(Figure scripts)
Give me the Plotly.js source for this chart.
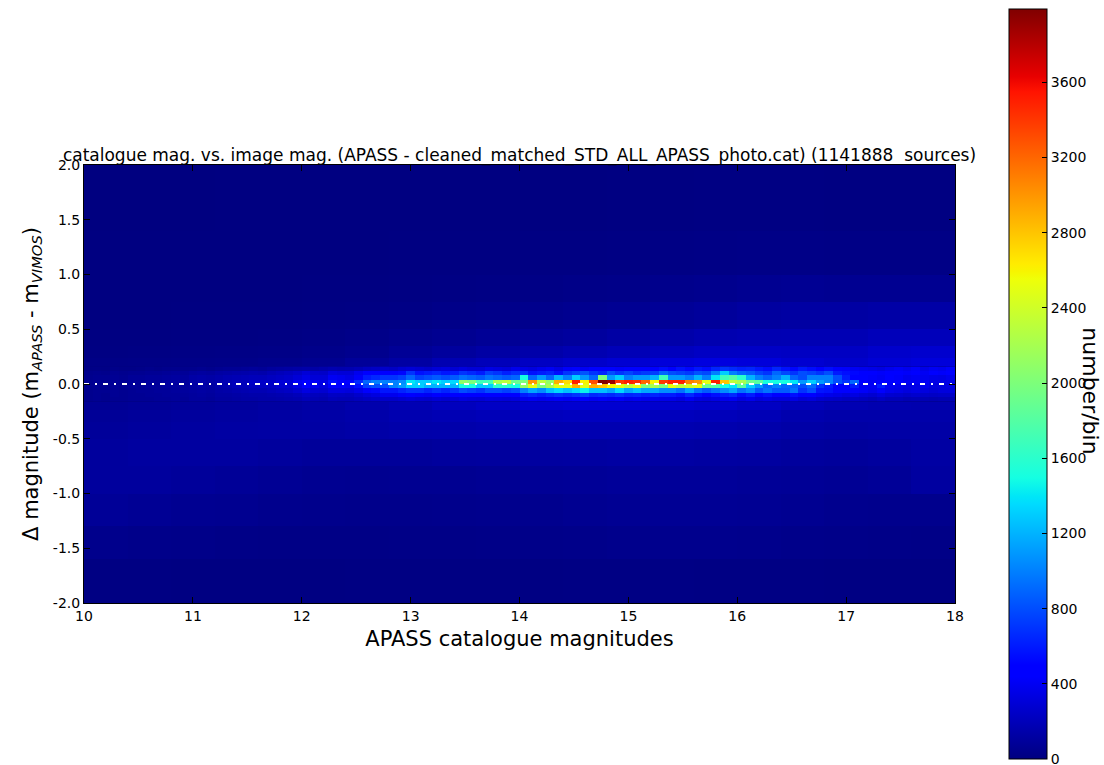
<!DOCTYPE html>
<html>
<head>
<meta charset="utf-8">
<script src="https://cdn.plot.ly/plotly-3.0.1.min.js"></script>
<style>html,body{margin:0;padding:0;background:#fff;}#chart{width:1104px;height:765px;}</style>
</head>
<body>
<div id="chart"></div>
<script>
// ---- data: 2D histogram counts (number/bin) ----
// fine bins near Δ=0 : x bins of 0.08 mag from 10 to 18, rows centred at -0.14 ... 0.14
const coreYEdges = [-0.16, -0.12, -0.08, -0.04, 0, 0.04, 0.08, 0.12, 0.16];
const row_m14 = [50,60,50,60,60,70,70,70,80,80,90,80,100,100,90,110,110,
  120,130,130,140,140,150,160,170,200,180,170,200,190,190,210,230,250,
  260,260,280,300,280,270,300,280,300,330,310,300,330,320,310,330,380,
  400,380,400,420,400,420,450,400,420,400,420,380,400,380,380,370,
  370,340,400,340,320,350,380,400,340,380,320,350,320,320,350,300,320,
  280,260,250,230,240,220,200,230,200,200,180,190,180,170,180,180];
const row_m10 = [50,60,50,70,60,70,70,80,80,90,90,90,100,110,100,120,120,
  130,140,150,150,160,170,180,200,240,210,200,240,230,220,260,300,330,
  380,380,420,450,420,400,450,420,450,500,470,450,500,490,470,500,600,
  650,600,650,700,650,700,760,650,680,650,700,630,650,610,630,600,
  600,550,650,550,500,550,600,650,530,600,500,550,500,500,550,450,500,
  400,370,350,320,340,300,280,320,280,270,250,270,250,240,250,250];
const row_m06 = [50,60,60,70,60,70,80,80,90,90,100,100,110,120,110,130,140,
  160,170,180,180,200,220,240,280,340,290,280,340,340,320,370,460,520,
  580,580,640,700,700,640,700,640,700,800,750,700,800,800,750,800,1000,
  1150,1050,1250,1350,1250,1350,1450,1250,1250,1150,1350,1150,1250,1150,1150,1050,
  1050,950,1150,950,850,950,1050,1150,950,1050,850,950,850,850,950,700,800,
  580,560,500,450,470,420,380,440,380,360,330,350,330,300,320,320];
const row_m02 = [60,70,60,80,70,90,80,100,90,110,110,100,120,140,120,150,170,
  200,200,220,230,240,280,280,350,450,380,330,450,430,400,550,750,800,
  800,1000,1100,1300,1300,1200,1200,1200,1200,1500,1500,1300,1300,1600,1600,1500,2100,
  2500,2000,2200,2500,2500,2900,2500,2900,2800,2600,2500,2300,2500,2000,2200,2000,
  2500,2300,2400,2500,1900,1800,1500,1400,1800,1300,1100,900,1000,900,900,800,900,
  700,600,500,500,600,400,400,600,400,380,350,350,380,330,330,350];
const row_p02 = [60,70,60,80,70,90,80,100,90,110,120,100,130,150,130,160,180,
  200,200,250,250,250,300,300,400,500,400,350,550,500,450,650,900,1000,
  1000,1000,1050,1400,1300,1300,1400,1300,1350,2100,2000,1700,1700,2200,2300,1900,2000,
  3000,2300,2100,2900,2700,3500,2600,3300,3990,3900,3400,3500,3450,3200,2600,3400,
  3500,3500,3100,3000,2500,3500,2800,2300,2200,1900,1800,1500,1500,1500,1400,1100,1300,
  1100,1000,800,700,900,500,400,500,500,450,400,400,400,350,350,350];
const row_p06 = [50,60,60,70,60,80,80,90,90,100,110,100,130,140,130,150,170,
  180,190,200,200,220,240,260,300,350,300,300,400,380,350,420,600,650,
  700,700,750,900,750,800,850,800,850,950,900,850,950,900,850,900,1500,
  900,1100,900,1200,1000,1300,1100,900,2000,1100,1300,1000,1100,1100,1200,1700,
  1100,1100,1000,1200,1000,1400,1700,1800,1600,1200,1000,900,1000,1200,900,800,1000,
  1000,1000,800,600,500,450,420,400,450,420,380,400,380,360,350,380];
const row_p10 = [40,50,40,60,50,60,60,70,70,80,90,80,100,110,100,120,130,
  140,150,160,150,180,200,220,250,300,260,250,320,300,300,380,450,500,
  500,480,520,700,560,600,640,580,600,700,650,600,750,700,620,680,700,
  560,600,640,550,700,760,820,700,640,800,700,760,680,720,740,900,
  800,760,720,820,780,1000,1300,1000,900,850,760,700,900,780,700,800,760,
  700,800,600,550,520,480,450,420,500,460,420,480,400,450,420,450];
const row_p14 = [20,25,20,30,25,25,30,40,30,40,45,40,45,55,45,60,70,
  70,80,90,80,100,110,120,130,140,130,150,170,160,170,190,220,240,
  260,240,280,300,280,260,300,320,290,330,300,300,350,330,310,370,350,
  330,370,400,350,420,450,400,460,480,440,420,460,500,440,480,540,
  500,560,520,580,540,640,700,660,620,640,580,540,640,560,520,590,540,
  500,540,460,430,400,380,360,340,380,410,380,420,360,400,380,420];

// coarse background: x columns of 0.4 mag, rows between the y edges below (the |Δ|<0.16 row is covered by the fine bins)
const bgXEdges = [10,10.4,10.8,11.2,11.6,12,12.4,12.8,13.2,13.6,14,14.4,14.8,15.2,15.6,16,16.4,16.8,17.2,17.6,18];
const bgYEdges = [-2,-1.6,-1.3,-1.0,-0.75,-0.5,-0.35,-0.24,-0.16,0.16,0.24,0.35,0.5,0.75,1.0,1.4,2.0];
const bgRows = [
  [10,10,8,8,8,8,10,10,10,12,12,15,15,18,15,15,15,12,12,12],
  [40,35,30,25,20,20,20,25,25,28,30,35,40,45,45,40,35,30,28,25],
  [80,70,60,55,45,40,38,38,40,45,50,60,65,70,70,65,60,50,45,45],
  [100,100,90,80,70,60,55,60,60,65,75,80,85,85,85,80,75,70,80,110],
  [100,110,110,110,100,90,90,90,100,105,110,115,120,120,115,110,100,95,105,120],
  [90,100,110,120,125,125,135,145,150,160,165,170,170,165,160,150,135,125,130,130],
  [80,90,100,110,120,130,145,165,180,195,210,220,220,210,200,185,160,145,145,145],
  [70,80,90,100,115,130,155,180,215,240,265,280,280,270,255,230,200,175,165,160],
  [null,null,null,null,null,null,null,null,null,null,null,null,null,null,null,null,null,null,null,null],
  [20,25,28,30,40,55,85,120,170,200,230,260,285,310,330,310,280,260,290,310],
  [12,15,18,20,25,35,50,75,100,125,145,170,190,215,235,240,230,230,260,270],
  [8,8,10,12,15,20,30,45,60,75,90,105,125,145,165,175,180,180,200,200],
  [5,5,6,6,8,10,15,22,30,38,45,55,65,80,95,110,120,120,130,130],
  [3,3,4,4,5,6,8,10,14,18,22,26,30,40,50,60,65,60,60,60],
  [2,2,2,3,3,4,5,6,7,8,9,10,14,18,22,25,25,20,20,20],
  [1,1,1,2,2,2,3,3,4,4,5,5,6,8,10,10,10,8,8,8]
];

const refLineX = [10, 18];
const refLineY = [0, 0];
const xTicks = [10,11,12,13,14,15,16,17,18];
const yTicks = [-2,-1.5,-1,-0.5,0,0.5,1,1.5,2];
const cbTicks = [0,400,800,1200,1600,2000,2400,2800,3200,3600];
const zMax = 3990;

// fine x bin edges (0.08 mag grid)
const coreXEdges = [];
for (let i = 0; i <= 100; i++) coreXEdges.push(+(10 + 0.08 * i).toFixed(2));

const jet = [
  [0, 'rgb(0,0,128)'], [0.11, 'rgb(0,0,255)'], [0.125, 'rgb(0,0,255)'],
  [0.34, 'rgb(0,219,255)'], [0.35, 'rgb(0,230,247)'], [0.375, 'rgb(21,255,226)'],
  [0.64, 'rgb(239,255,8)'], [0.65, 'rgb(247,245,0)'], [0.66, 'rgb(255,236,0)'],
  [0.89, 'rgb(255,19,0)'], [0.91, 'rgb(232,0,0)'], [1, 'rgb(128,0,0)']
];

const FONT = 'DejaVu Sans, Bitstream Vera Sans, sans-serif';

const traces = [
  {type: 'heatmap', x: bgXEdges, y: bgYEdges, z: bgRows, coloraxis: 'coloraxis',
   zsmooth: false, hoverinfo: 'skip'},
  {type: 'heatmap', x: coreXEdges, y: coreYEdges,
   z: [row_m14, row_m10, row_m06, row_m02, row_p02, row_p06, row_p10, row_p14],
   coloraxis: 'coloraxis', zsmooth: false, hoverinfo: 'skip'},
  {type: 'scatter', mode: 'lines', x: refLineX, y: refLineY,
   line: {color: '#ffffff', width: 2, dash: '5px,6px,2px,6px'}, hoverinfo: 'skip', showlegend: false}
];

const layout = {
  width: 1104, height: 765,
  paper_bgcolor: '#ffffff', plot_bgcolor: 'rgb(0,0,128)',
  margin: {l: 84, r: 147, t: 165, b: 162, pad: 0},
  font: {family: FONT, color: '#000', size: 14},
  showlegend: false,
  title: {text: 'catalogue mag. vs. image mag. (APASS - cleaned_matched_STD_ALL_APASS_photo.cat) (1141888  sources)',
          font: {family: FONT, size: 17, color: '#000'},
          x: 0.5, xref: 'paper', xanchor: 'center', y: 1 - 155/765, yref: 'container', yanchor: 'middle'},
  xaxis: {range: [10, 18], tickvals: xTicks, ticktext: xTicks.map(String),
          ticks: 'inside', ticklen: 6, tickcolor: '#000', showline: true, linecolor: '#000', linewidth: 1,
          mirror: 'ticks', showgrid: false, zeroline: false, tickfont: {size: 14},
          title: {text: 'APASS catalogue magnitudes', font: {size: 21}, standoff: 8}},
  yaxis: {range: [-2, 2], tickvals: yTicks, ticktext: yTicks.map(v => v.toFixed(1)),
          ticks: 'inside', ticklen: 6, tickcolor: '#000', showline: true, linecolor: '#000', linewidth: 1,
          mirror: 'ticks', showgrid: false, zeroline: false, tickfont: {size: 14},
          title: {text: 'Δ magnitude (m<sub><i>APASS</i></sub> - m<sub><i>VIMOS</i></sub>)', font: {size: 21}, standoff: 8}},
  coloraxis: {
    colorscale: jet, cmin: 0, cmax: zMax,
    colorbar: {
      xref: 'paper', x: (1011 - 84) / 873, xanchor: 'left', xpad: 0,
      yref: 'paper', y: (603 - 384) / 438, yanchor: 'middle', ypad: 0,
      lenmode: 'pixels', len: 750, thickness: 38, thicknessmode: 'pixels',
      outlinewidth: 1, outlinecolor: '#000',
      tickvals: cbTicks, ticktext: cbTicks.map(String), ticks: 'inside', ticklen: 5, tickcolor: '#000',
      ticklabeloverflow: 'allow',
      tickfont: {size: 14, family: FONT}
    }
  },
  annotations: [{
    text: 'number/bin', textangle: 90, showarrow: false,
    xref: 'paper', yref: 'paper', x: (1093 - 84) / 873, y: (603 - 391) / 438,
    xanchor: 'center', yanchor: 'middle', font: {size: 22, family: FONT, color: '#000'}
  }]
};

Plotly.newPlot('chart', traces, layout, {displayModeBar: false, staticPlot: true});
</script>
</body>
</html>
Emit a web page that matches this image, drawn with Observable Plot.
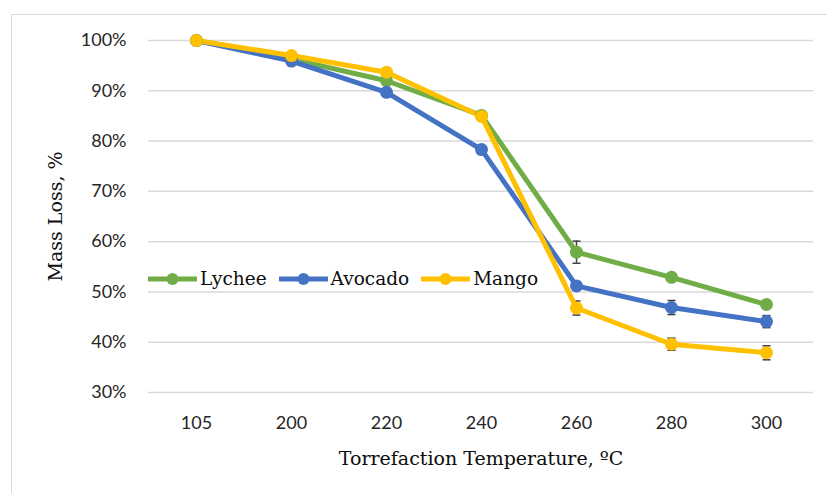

Required work:
Pick out and copy the lines of the material that include the word "image".

Response:
  title: {text: 'catalogue mag. vs. image mag. (APASS - cleaned_matched_STD_ALL_APASS_photo.cat) (1141888  sources)',
Emit a web page that matches this image, drawn with Observable Plot.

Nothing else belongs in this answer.